* **Dataset section**:
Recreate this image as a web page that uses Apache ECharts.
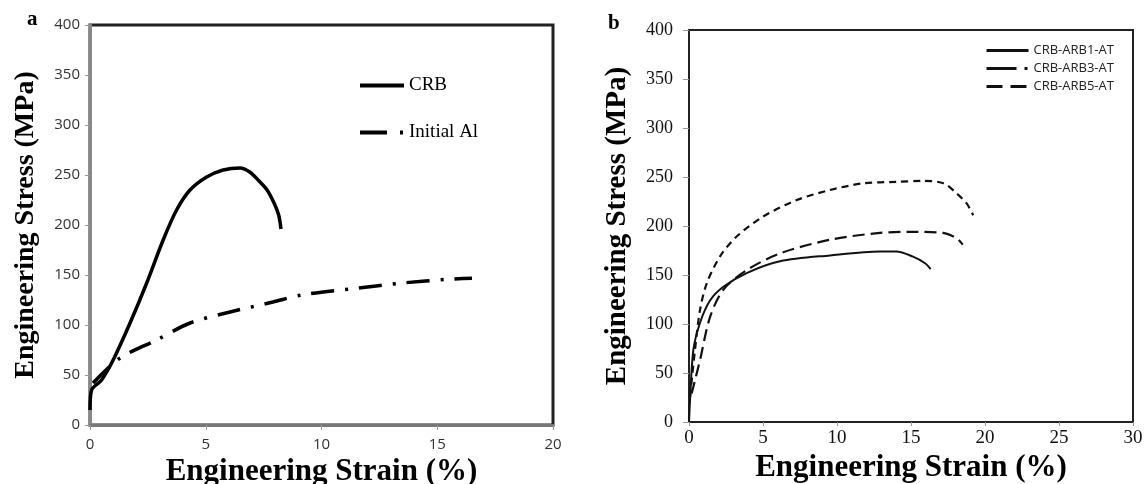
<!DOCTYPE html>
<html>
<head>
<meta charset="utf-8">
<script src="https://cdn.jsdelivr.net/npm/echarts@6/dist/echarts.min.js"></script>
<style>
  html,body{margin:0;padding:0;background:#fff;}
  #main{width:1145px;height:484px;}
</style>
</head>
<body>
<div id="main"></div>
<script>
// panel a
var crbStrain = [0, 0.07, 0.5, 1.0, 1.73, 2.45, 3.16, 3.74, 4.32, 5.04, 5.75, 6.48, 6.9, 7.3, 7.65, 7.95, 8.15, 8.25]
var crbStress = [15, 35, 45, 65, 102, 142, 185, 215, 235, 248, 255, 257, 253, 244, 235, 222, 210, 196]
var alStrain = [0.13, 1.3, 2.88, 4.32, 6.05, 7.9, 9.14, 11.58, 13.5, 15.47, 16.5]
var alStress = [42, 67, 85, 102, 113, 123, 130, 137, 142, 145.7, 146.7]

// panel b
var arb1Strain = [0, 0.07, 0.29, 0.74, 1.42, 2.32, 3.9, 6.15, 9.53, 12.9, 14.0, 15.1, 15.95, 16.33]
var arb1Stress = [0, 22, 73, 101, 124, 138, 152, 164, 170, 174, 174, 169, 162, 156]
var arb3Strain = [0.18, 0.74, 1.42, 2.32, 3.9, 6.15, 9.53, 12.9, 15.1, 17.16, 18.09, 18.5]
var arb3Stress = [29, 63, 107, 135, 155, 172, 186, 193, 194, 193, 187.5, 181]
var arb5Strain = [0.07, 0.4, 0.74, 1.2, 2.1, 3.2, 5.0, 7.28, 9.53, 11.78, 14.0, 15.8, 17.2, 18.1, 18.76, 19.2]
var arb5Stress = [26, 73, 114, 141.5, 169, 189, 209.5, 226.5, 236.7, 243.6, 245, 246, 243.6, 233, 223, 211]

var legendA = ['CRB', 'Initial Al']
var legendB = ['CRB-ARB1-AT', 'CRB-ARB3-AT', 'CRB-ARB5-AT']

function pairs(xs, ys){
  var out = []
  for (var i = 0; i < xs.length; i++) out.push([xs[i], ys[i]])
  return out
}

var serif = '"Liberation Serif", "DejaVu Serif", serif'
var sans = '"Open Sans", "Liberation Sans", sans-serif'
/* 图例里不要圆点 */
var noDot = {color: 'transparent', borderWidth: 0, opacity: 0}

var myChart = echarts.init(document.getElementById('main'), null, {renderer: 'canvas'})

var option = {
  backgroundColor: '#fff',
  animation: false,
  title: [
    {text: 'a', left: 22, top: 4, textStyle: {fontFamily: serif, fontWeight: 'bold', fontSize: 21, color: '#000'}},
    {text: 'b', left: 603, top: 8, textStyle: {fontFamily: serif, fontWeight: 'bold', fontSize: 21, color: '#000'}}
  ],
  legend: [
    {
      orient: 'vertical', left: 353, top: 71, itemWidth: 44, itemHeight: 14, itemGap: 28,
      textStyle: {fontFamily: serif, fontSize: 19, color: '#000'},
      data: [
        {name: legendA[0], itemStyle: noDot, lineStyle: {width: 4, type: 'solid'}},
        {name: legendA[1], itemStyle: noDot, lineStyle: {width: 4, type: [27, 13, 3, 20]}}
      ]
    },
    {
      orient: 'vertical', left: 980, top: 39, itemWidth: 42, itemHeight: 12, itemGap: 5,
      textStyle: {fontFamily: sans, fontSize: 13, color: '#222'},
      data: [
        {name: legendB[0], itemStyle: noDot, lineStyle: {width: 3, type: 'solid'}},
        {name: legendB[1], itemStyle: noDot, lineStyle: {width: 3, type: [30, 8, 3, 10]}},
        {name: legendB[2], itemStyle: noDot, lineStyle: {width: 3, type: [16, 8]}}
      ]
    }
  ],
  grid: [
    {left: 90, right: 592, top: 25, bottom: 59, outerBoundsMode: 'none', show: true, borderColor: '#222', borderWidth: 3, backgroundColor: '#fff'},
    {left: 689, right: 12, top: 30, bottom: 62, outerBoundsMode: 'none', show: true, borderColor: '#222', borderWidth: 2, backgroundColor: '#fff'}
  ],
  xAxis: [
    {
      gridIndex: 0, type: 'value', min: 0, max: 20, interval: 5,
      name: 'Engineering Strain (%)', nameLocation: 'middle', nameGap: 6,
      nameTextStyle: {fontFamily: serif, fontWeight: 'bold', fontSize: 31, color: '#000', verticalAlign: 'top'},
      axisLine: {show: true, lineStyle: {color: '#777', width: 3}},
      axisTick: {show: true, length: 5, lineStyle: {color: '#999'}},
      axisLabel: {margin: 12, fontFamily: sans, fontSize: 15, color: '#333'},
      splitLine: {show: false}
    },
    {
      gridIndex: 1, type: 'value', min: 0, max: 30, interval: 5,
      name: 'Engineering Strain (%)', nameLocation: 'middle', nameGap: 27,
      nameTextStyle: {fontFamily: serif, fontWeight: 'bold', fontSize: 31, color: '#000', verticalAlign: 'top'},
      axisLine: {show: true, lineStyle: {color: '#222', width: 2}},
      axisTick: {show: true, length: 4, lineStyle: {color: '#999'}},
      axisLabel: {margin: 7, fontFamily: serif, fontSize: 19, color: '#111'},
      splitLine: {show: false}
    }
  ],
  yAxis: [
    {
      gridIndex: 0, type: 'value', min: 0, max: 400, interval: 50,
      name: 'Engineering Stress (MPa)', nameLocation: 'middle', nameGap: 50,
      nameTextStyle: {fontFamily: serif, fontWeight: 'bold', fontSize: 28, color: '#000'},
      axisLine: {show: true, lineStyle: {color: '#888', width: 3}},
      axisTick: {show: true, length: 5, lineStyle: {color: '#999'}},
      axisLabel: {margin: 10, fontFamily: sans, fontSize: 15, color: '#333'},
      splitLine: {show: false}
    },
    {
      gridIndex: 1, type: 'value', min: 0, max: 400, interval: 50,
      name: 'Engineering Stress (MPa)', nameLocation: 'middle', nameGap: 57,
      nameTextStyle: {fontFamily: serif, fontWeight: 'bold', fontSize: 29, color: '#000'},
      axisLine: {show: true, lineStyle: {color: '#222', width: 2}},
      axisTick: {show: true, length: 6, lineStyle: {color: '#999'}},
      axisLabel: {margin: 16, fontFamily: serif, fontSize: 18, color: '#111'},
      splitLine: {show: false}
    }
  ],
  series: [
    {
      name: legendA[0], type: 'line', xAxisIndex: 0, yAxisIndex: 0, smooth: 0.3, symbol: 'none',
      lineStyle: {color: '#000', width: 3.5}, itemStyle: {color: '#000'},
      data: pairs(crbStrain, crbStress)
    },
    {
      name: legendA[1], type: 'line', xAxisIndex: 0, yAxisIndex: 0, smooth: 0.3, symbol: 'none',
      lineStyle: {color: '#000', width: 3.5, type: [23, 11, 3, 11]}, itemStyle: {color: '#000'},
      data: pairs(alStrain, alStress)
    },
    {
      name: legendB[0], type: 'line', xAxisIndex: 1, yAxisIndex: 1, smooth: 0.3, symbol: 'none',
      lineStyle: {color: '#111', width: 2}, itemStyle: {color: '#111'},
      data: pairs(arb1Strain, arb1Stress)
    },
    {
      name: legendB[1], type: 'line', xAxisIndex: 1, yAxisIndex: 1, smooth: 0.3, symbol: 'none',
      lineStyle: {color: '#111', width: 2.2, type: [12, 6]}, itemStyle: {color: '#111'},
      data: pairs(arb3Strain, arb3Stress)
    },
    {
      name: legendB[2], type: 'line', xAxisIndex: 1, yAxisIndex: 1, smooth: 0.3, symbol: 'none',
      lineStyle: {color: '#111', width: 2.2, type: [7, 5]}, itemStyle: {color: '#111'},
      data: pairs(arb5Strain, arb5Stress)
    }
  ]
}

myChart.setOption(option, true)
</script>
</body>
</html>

* **Task**: Give again, word for word, every line from the top of the data above to the line holding "142, 145.7, 146.7]", inclusive, with the pictures left out.

* **Worked answer**:
Recreate this image as a web page that uses Apache ECharts.
<!DOCTYPE html>
<html>
<head>
<meta charset="utf-8">
<script src="https://cdn.jsdelivr.net/npm/echarts@6/dist/echarts.min.js"></script>
<style>
  html,body{margin:0;padding:0;background:#fff;}
  #main{width:1145px;height:484px;}
</style>
</head>
<body>
<div id="main"></div>
<script>
// panel a
var crbStrain = [0, 0.07, 0.5, 1.0, 1.73, 2.45, 3.16, 3.74, 4.32, 5.04, 5.75, 6.48, 6.9, 7.3, 7.65, 7.95, 8.15, 8.25]
var crbStress = [15, 35, 45, 65, 102, 142, 185, 215, 235, 248, 255, 257, 253, 244, 235, 222, 210, 196]
var alStrain = [0.13, 1.3, 2.88, 4.32, 6.05, 7.9, 9.14, 11.58, 13.5, 15.47, 16.5]
var alStress = [42, 67, 85, 102, 113, 123, 130, 137, 142, 145.7, 146.7]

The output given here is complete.